You see, the fact is, many Mormon women are great cooks, stay-at-home moms, mothers of many children and talented decorators. On the days I’m feeling less-than, it can be hard not to compare myself to the many examples I see all around me of what I consider to be the ideal mother. This can make my working-full-time, shoddy cooking, only-one-child ways seem lacking on all fronts. Here’s the truth: any guilt I feel is self-imposed. As with many traditional religions, well-meaning comments from those in the church can sometimes throw me for a loop as well.

It’s hard not to compare myself to the idealistic notions of what a “good mom” should be, especially when I see them all around me. Luckily, one of the most central teachings of the LDS church is the Atonement, which keeps me grounded and reminds me that I am, in fact, enough.

3 I Am A Christian

As previously mentioned, the Atonement, or the belief that Jesus Christ lived and died for all of our sins, heartaches and imperfections is a common Christian belief, and one that is shared by members of the Mormon church.

Many do not view Mormons as Christians, when, in fact, Christ is at the center of the church’s teachings. This is the reason I’m a Mormon Mom. I couldn’t get through motherhood alone. I need a companion, a friend, a confidante. And I, personally, have found what I’ve needed through my belief in a higher power. A power who is there for me when I need to vent, lifts me up on days when I’m not sure I can go on, and speaks peace to my heart at times when I’m sure I’m the worst mom who’s ever lived.

I am a Mormon and I am a Christian. I believe the stories the Bible teaches as well as those taught in the Book of Mormon. I am teaching these stories to my child, and, when the time comes, I will do my best to let him know he has the freedom to decide for himself what he believes.

2 I Respect The Beliefs Of Others

Maybe it’s the Mormon missionaries scattered across the globe, or the enthusiasm with which members of the LDS church share their beliefs, but, more than once, I’ve heard those outside of the church state they feel judged by Mormons, or feel unduly pressured to investigate the LDS faith.

As stated on LDS.org, a series of statements known as “The Articles of Faith” were “Written in 1842 by the Prophet Joseph Smith, these 13 statements explain the basic doctrines and practices of The Church of Jesus Christ of Latter-day Saints.” They summarize the basics of what members of the LDS church believe. One of the statements reads, “We believe in worshipping God according to our own dictates and allowing others to do likewise.”
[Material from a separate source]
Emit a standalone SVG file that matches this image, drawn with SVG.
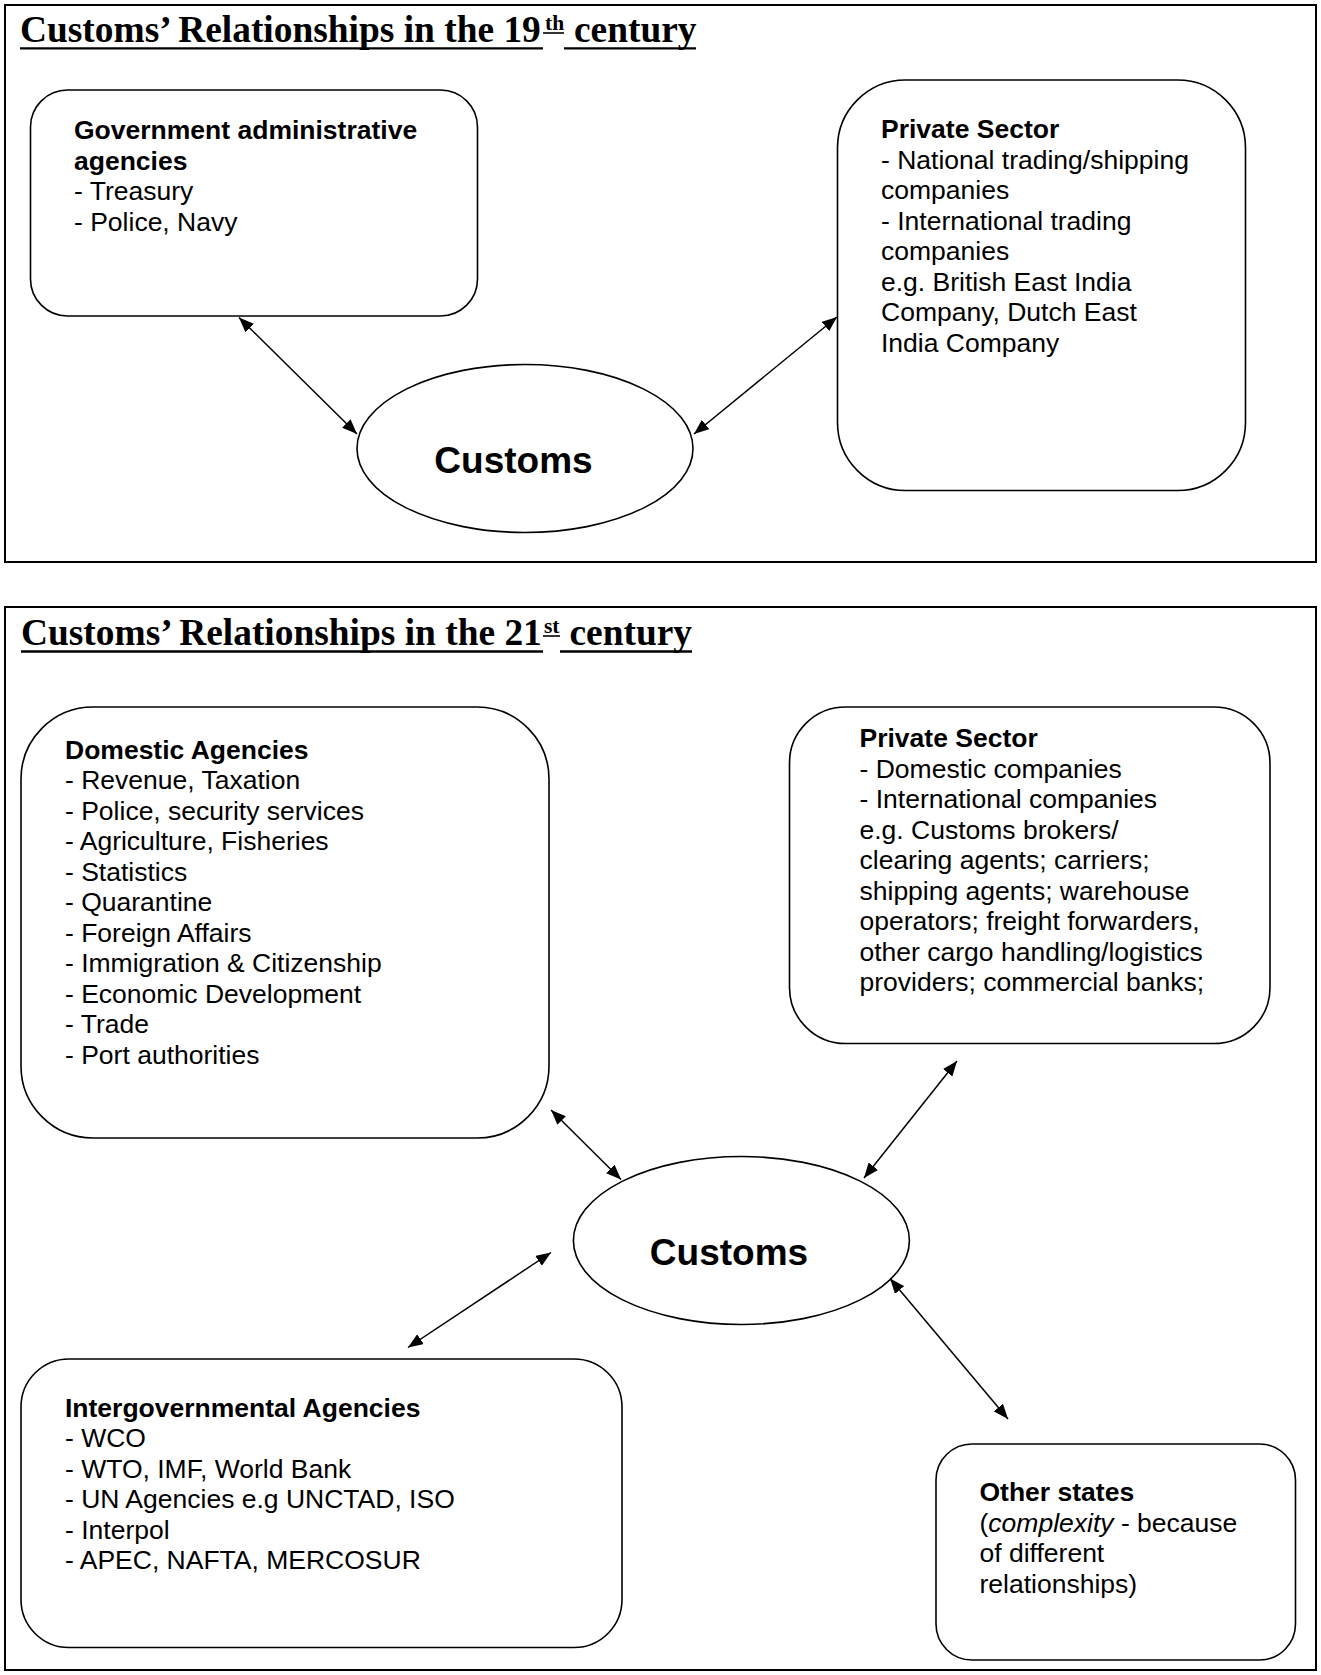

People aren’t always perfect, and it’s certain some Mormons come across as overbearing or judgemental or both. I can only speak for myself, but I can honestly say that while the church is the right thing for me, I accept and respect the beliefs and opinions of others. Whatever a person believes is their right. In fact, many of my closest friends are not members of the LDS faith.

1  I Hope Others Will Respect Mine Too

I am a Mormon mom. Above, I’ve explained a little bit about what that means, at least for me. I am doing the best I can to raise my child in the way I feel is best, just like every other mom on the planet.

Being a mother is not easy. Being a woman is not easy. It is, however, easy to be way too hard on ourselves. It’s also easy to shy away from things and people we don’t understand. Whatever a mom’s beliefs, she shares a common bond with every other woman living who has had the unspeakable privilege of bringing life into the world, or adopting a child as her own.

We are raising the future generation. What we teach our young ones will affect the future: their future. My hope is that moms everywhere will teach their children to be tolerant and respectful of each other, to accept differences in others and to learn that we are stronger when we stand together than when we tear each other down.

I am just a mom. We are all just moms. And whatever our race, religion or ethnic background, we cradle the future in our arms, hold the future when we grasp a tiny toddler hand and affect the future with the way we treat each other. May we all choose love, and teach love.